■ **PROBLEM**
Search the records for "this". Copy every line where it appears.

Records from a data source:
[Start]

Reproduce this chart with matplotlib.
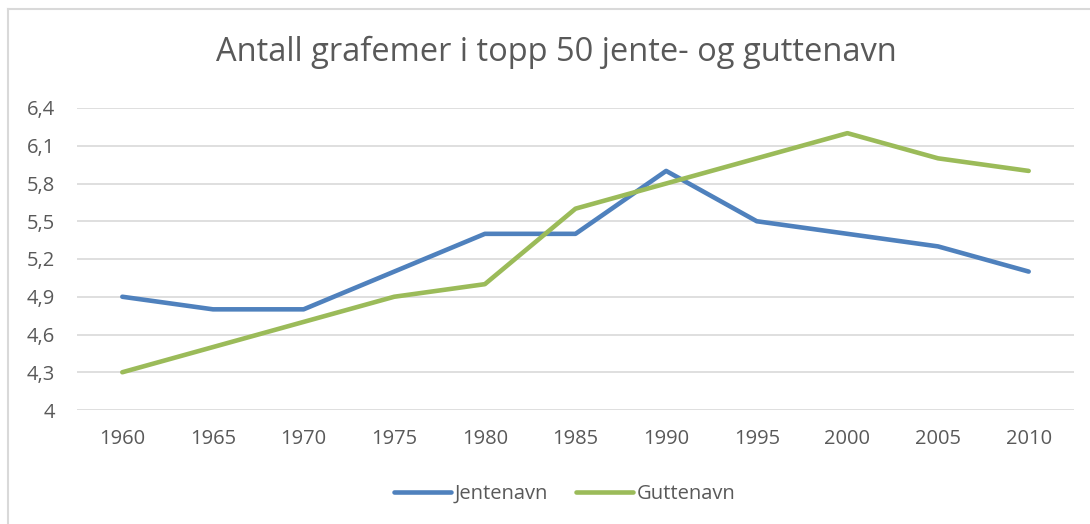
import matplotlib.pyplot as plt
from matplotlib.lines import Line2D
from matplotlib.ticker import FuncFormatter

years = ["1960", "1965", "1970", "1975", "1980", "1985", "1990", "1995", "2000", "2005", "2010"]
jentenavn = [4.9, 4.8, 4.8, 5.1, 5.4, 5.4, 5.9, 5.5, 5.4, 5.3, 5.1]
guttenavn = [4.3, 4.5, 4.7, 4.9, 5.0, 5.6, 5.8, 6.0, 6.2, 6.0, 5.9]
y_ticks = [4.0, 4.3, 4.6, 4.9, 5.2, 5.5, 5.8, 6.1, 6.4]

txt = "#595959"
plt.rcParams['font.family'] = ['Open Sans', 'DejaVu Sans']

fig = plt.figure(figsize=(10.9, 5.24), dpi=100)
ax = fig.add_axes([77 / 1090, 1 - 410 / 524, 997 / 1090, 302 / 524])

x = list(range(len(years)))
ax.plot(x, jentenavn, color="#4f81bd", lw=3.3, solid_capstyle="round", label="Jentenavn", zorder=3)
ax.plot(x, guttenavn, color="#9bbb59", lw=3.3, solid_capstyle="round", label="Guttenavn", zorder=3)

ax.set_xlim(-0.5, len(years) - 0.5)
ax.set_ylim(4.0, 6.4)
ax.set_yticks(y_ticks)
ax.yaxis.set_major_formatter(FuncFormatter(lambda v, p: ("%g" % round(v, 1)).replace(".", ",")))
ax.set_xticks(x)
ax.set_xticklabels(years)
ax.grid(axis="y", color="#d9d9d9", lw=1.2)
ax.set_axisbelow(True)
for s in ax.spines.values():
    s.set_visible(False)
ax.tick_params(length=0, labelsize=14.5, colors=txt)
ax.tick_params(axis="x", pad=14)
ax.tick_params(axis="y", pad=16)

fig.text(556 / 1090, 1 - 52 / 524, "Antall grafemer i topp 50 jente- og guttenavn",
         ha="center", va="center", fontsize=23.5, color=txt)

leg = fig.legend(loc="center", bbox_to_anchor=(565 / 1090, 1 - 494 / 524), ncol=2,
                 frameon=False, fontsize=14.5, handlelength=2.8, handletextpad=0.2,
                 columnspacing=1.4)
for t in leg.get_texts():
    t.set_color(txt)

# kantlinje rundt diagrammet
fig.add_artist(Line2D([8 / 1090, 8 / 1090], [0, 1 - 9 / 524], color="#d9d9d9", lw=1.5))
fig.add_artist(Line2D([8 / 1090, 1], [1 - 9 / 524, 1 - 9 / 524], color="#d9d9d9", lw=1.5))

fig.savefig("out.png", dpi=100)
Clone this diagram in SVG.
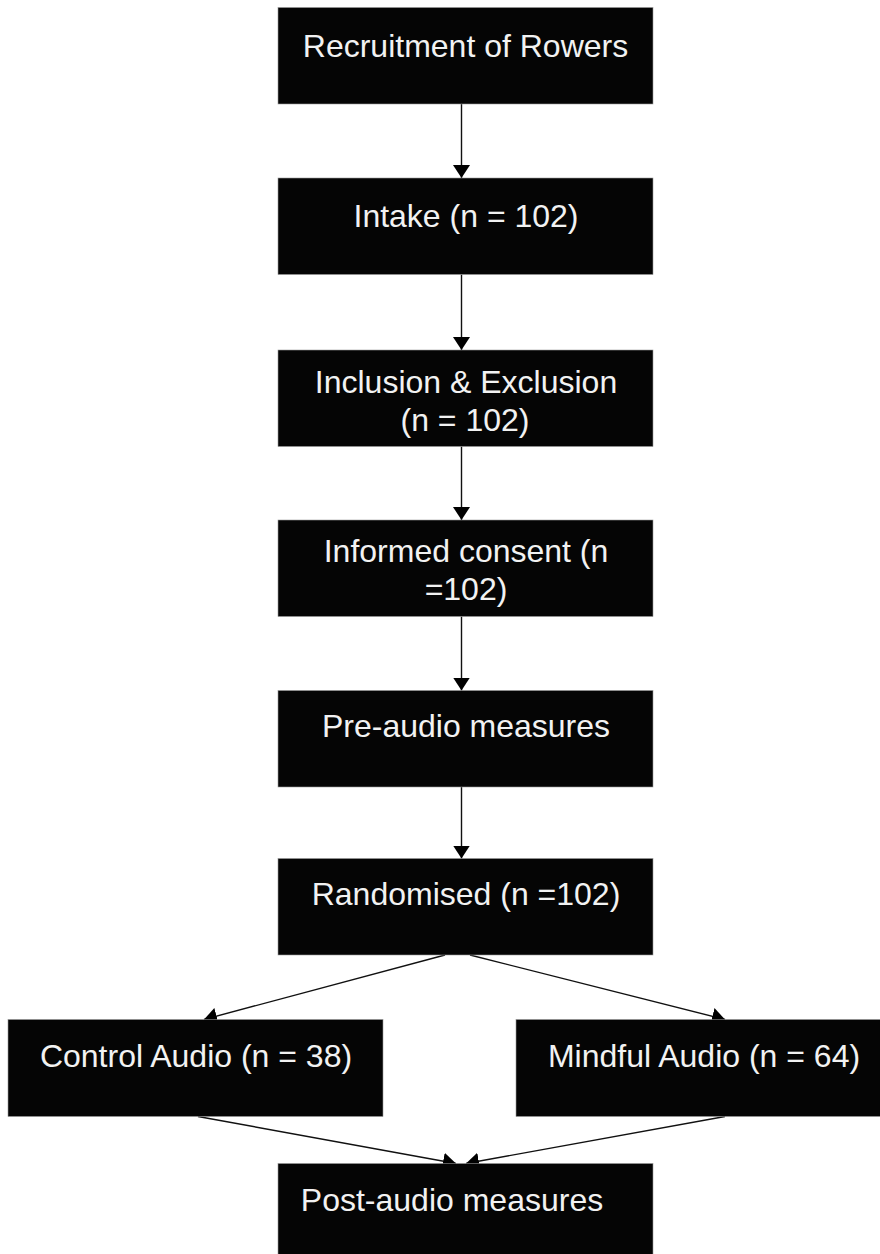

[End]

■ **IN RESPONSE**
Reproduce this chart with matplotlib.
Clone this diagram in SVG.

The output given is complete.